Konfüçyanist Müslümanlar ne iddia ettiler, Konfüçyanizm ile İslam’ı nasıl uzlaştırdılar? İbn Arabî’nin adı zikredilmese de Konfüçyanist düşünceyi İbn Arabî ve Ekberî düşüncesi ile yorumladıkları görülmektedir. Konfüçyanist düşüncede insan’ın oluşumuna değinen Çifci, İslam düşüncesindeki boyutunu ve Konfüçyanist Müslümanların ikisini nasıl birleştirdiklerini, akıl ve ruh meselesi üzerinden İnsan-ı Kamil’i anlatarak Vahdet-i vücut’a çok yakın bir düşünceyi barındıran iki düşüncenin ilginç şekilde birleşimini anlattı. ‘Tabiatını bilen Tao’yu bilir’ söylemine sahip Konfüçyanizm ile ‘Kendini bilen Rabbini bilir’ düşüncesine sahip İslam’ın daha önce belirtilen Vahdet noktasında birleştikleri iddiasının ispatı olarak bu düşünceyi ele aldı.

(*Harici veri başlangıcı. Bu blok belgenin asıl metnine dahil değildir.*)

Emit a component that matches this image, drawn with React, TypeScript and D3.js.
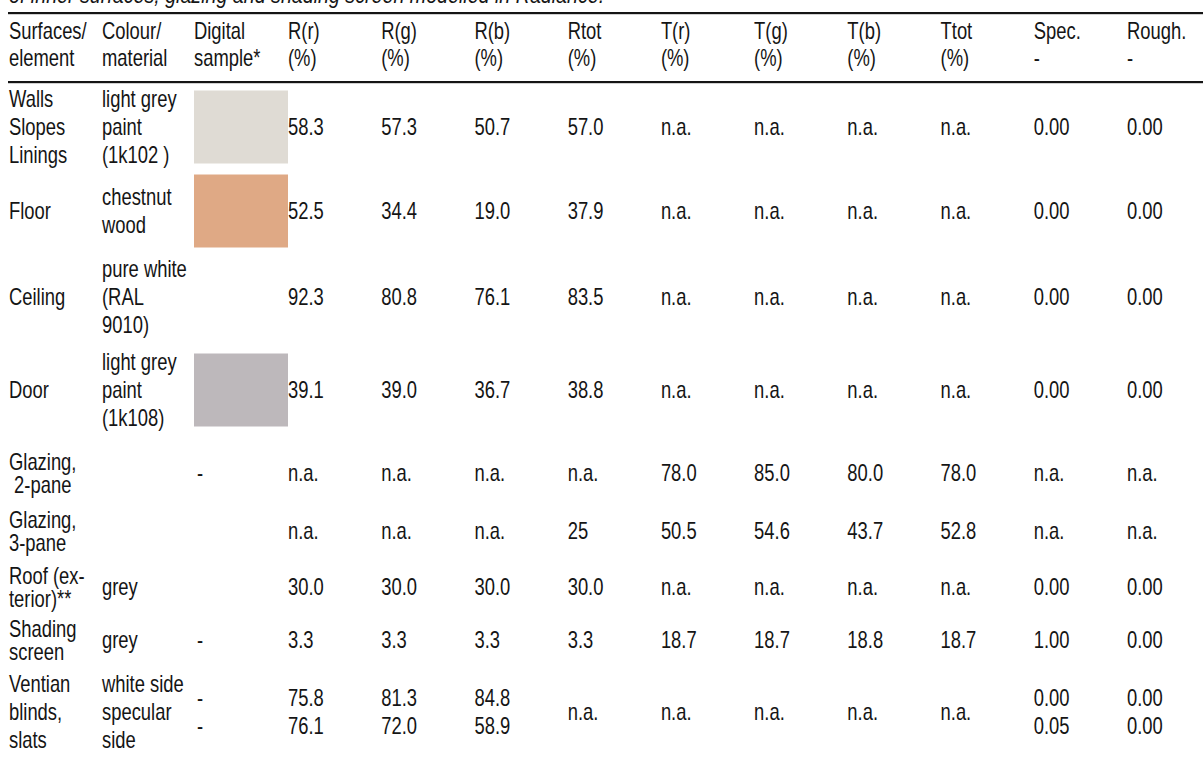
import React from "react";
import * as d3 from "d3";

const W = 1203;
const H = 783;

const titleText = "of inner surfaces, glazing and shading screen modelled in Radiance.";

const headerLine1 = ["Surfaces/", "Colour/", "Digital"];
const headerLine2 = ["element", "material", "sample*"];
const valueColumns = ["R(r)", "R(g)", "R(b)", "Rtot", "T(r)", "T(g)", "T(b)", "Ttot", "Spec.", "Rough."];
const valueUnits = ["(%)", "(%)", "(%)", "(%)", "(%)", "(%)", "(%)", "(%)", "-", "-"];

const elements = [
  ["Walls", "Slopes", "Linings"],
  ["Floor"],
  ["Ceiling"],
  ["Door"],
  ["Glazing,", " 2-pane"],
  ["Glazing,", "3-pane"],
  ["Roof (ex-", "terior)**"],
  ["Shading", "screen"],
  ["Ventian", "blinds,", "slats"],
];

const materials = [
  ["light grey", "paint", "(1k102 )"],
  ["chestnut", "wood"],
  ["pure white", "(RAL", "9010)"],
  ["light grey", "paint", "(1k108)"],
  [],
  [],
  ["grey"],
  ["grey"],
  ["white side", "specular", "side"],
];

const sampleColors = ["#dfdbd4", "#dfa985", "#ffffff", "#bdb8bb", null, null, null, null, null];
const sampleMarks = [[], [], [], [], ["-"], [], [], ["-"], ["-", "-"]];

const colRr = [["58.3"], ["52.5"], ["92.3"], ["39.1"], ["n.a."], ["n.a."], ["30.0"], ["3.3"], ["75.8", "76.1"]];
const colRg = [["57.3"], ["34.4"], ["80.8"], ["39.0"], ["n.a."], ["n.a."], ["30.0"], ["3.3"], ["81.3", "72.0"]];
const colRb = [["50.7"], ["19.0"], ["76.1"], ["36.7"], ["n.a."], ["n.a."], ["30.0"], ["3.3"], ["84.8", "58.9"]];
const colRtot = [["57.0"], ["37.9"], ["83.5"], ["38.8"], ["n.a."], ["25"], ["30.0"], ["3.3"], ["n.a."]];
const colTr = [["n.a."], ["n.a."], ["n.a."], ["n.a."], ["78.0"], ["50.5"], ["n.a."], ["18.7"], ["n.a."]];
const colTg = [["n.a."], ["n.a."], ["n.a."], ["n.a."], ["85.0"], ["54.6"], ["n.a."], ["18.7"], ["n.a."]];
const colTb = [["n.a."], ["n.a."], ["n.a."], ["n.a."], ["80.0"], ["43.7"], ["n.a."], ["18.8"], ["n.a."]];
const colTtot = [["n.a."], ["n.a."], ["n.a."], ["n.a."], ["78.0"], ["52.8"], ["n.a."], ["18.7"], ["n.a."]];
const colSpec = [["0.00"], ["0.00"], ["0.00"], ["0.00"], ["n.a."], ["n.a."], ["0.00"], ["1.00"], ["0.00", "0.05"]];
const colRough = [["0.00"], ["0.00"], ["0.00"], ["0.00"], ["n.a."], ["n.a."], ["0.00"], ["0.00"], ["0.00", "0.00"]];

const valueData = [colRr, colRg, colRb, colRtot, colTr, colTg, colTb, colTtot, colSpec, colRough];

// layout (not data)
const rowCenters = [127, 211, 297, 390, 473, 531, 587, 640, 712];
const rowLineHeights = [28, 28, 28, 28, 23, 23, 23, 23, 28];
const headerCenter = 44.5;
const headerLineHeight = 27;
const swatchHeight = 73;

const FONT = "'Liberation Sans', Arial, sans-serif";
const FS = 23;
const SX = 0.8;
const TITLE_SX = 0.855;
const INK = "#151515";

function Lines({ x, center, lines, lh }: { x: number; center: number; lines: string[]; lh: number }) {
  const n = lines.length;
  return (
    <>
      {lines.map((t, i) => {
        const cy = center + (i - (n - 1) / 2) * lh;
        return (
          <text
            key={i}
            transform={`translate(${x},${cy + FS * 0.36}) scale(${SX},1)`}
            fontFamily={FONT}
            fontSize={FS}
            fill={INK}
            style={{ whiteSpace: "pre" }}
          >
            {t}
          </text>
        );
      })}
    </>
  );
}

export default function App() {
  const xText = d3.scaleOrdinal<string, number>().domain(["element", "material", "sample"]).range([9, 102, 194]);
  const xVal = d3.scalePoint<string>().domain(valueColumns).range([288, 1127]);
  const swatchW = (xVal("R(r)") as number) - xText("sample");

  return (
    <svg width={W} height={H} style={{ position: "absolute", left: 0, top: 0, background: "#fff" }}>
      <rect x={0} y={0} width={W} height={H} fill="#fff" />
      <text
        transform={`translate(9,3) scale(${TITLE_SX},1)`}
        fontFamily={FONT}
        fontSize={FS}
        fontStyle="italic"
        fill={INK}
      >
        {titleText}
      </text>
      <rect x={8} y={12} width={W} height={2.2} fill={INK} />
      <rect x={8} y={81} width={W} height={2.2} fill={INK} />

      {/* header */}
      {["element", "material", "sample"].map((k, i) => (
        <Lines key={k} x={xText(k)} center={headerCenter} lines={[headerLine1[i], headerLine2[i]]} lh={headerLineHeight} />
      ))}
      {valueColumns.map((c, i) => (
        <Lines key={c} x={xVal(c) as number} center={headerCenter} lines={[c, valueUnits[i]]} lh={headerLineHeight} />
      ))}

      {/* rows */}
      {elements.map((el, r) => {
        const cy = rowCenters[r];
        const lh = rowLineHeights[r];
        const col = sampleColors[r];
        return (
          <g key={r}>
            {col && (
              <rect x={xText("sample")} y={cy - swatchHeight / 2} width={swatchW} height={swatchHeight} fill={col} />
            )}
            <Lines x={xText("element")} center={cy} lines={el} lh={lh} />
            <Lines x={xText("material")} center={cy} lines={materials[r]} lh={lh} />
            <Lines x={xText("sample") + 3} center={cy} lines={sampleMarks[r]} lh={lh} />
            {valueColumns.map((c, ci) => (
              <Lines key={c} x={xVal(c) as number} center={cy} lines={valueData[ci][r]} lh={lh} />
            ))}
          </g>
        );
      })}
    </svg>
  );
}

Son olarak Çifci; başta belirtilen Konfüçyanist mi Müslüman mı, ikisi bir arada mümkün mü sorusunun cevabını verdi. Dini kimlikleri konusunda şüphe duyulacak bir nokta olmadığını her Müslüman gibi ibadetlerini yerine getirdiklerini belirtti. Konfüçyanist Müslüman isimlendirmesinin de kendilerinin kendilerine verdikleri bir isim olduğunu, tarihçesini ve anlamını anlattı. Başta ‘Ru’ kelimesini tercih ettiklerini, Ru’nun da entelektüel, âlim anlamına geldiğini, en temelde ise Konfüçyanist demek olduğunu ve Konfüçyanist klasikleri öğrenen ve öğreten anlamını barındırdığını ifade etti. Çifci, 17.Yüzyıl öncesinde bu isimlendirmenin olmadığını sonrasında Konfüçyanist Müslüman isimlendirmesinin görüldüğünü ve bunun bilinçli bir tercih olduğunu düşündüğünü belirtti. Bu isimlendirmede 17.Yüzyılın çift kimlik vurgusunun yapıldığı bir yüzyıl olmasının etkili olduğunu, hem Çinliyiz hem Müslümanız hem de Konfüçyanistiz vurgusunun yapılmak istendiğini düşündüğünü ifade etti. 18.Yüzyılın ikinci yarısından itibaren üretim dönemi sona ermiştir ve bu dönemden sonra Çin’de siyasi karmaşanın hâkim olduğu ve entelektüel çalışmaların tek tük devam ettiği bir sürece girilmiştir. Konunun yeni bir çalışma alanı olması sebebiyle günümüze yansımasının olup olmadığının henüz bilinmediğini belirten Çifci, özelde Türkiye için oturmuş bir Çin Felsefesi terminolojisinin olmaması sebebiyle de çalışmayı yaparken karşılaştığı zorlukları anlatarak sözlerini bitirdi. Devamında sorular ile sunum tamamlandı.